Did you hear that horrible story about the (child-aged person) who was (past tense verb) by the (anything here, really)? This is my Misery Pørn Mad Libs, a stab at being funny when there is little to find ha ha. The thing is, I think I am addicted to stories of terrible things that go bump in the light. Take the Huffington Post, for example. In the morning I read the headlines on my phone while on the bus: titles about GOP fundraisers, Dem Polls, the Human Cost of Drones and bugs found with the iPhone 5S. I do not open any of these stories, scanning instead until I find something about a mom who killed her baby and cooked it. I hesitate for a second before clicking, but I do and then I read it and feel absolutely sick with oh god, fuck no, why. 
Why do I do this? The mere act of clicking a link a talisman of sorts to pleasepleaseplease, keep it a story.

(Last week a local 12 year old girl was hit by a car and died. And every day since then I read the same article in the paper with very little updates. She was riding her bike home. They do not suspect alcohol was involved. The same photos of a white dented Suburban and a pile of stuffed animals on the street corner.)

This is the way the world works. Tragedy mistaken for profundity.

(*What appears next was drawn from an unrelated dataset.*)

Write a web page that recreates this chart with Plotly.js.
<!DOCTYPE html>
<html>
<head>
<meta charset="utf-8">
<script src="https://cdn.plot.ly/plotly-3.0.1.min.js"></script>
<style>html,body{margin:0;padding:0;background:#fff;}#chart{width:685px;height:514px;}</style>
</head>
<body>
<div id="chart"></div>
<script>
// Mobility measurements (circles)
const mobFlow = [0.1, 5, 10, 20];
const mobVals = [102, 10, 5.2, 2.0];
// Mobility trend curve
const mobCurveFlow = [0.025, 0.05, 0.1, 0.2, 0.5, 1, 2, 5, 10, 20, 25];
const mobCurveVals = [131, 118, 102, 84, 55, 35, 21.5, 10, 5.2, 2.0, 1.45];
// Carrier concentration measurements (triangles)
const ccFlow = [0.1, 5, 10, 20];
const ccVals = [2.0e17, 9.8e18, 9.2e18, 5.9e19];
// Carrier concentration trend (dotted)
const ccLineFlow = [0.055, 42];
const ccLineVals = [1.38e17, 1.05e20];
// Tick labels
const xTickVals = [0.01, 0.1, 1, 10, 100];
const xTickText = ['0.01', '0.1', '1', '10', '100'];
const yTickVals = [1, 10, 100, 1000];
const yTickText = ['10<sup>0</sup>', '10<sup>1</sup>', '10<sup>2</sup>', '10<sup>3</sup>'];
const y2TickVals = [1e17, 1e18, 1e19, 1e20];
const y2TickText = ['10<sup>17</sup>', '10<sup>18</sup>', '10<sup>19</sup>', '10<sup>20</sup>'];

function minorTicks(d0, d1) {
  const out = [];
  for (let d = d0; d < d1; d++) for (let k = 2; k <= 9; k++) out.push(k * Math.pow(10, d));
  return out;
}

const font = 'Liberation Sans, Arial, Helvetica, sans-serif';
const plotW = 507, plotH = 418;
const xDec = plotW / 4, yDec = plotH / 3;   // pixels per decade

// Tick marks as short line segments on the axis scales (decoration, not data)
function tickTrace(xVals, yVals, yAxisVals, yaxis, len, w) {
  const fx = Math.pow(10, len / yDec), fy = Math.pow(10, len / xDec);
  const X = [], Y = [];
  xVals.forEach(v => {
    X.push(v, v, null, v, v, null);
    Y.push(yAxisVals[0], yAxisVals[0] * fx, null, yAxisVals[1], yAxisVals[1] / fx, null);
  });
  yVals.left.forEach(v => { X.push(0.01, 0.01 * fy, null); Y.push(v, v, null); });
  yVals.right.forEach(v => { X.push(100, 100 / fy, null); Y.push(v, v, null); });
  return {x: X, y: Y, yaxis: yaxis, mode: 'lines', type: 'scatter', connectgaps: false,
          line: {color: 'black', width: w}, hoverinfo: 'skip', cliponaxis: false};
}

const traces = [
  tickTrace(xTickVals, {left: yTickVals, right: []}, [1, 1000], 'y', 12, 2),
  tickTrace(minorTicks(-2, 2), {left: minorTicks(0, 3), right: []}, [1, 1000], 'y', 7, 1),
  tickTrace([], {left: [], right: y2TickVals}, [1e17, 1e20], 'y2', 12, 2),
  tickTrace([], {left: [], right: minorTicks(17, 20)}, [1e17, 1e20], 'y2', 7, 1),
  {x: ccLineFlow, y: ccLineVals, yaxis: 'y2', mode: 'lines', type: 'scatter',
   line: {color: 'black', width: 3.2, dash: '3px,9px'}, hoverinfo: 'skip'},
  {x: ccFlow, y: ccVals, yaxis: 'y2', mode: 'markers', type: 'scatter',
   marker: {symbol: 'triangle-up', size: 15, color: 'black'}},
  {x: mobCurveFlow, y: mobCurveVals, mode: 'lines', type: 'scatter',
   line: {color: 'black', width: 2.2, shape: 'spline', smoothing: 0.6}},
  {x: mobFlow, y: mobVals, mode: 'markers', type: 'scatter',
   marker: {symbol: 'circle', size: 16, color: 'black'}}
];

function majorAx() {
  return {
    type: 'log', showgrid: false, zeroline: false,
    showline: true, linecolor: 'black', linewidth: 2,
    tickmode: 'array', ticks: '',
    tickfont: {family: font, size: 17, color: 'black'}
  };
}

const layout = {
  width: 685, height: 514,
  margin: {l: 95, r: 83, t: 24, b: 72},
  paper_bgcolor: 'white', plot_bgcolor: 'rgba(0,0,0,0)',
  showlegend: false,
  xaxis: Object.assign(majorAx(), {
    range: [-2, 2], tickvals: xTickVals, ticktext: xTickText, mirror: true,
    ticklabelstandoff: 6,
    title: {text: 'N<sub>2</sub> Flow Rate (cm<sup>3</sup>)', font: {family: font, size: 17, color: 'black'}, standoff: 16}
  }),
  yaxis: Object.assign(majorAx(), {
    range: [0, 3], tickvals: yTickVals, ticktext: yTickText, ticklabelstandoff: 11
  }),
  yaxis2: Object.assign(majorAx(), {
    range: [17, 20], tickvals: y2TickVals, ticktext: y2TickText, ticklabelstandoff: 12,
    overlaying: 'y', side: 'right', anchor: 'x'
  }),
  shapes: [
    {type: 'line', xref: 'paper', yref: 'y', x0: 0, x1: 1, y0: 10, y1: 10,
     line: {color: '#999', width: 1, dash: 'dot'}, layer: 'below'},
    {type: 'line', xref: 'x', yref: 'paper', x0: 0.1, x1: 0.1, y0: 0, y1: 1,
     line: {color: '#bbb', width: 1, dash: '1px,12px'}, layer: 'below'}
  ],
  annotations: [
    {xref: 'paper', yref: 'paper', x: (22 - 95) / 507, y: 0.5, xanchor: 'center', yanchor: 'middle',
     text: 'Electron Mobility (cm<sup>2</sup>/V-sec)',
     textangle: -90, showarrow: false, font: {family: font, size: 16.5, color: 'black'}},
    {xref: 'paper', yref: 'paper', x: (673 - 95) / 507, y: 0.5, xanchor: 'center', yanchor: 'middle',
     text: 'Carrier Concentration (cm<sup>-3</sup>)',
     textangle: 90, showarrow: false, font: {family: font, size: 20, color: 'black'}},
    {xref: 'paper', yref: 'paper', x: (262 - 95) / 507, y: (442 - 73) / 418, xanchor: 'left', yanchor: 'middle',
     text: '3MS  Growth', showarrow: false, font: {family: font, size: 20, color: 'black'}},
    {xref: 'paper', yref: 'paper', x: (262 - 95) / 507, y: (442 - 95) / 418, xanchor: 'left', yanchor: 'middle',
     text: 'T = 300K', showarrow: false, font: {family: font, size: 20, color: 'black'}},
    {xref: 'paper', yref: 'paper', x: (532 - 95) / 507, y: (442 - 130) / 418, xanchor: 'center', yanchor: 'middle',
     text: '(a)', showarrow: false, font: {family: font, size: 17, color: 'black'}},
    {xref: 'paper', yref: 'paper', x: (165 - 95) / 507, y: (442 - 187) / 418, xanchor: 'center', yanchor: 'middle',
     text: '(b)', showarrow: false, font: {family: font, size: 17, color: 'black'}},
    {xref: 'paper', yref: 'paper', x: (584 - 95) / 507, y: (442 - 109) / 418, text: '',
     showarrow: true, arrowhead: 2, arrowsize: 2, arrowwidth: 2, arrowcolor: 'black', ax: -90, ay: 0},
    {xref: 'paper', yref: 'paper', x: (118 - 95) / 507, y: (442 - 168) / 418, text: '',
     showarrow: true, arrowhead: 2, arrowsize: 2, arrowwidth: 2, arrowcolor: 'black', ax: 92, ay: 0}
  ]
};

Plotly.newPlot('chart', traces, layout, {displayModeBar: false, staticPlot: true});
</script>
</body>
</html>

All of us so close to being written about as a (insert age) year old woman and her (insert age) year old child. Keep it far away, I think, not me, the musical chairs of it all unsettling enough that I download Jaycee Dugard's book, A Stolen Life, curious and thin with fear.

5 comments:

sunshine said...

The news nowadays are so terrifying, dunno why people are doing what they are doing, how sick and crazy can you be to wanna hurt your own kids among other things? Very sad :(

eRin said...

Ugh. I had to stop reading the news after I became a mother, because I could not stop myself from clicking those horrible headlines. I had a special weak spot for weird medical stories, which inevitably devastated some family. I just over-empathize and internalize to an unhealthy degree, and now I can't bear to hear about any tragedy befalling a mother or child. I hope that my mental health is better now that I've kicked the news habit, but I'm not so sure...

Michelle M in KY said...

OH SUSANNAH...
I think you and I were separated @ birth! I, too have these same habits of clicking when my gut tells me not to click. Although I have some control over it now and I never watch Nancy Grace anymore because I became much, much too involved emotionally in the horror of it all. I understand and sometimes think I want to go and live among the Amish...but, hell all of them are trying to break free...just check out TLC. Just hug your family tight.

Patti-atti said...

How is the book? I almost downloaded it, and then I wondered.. "Do I want to know?"

I read the preview, and it's pretty ohwowthisisreal.

krista said...

do we all do the same thing? cause i think we do. but oddly enough, i can't handle the fictionalized versions anymore. sometimes the whole world seems unfathomable and i want to wrap my kids in a bubble and lock them in an attic somewhere. you know, for safekeeping.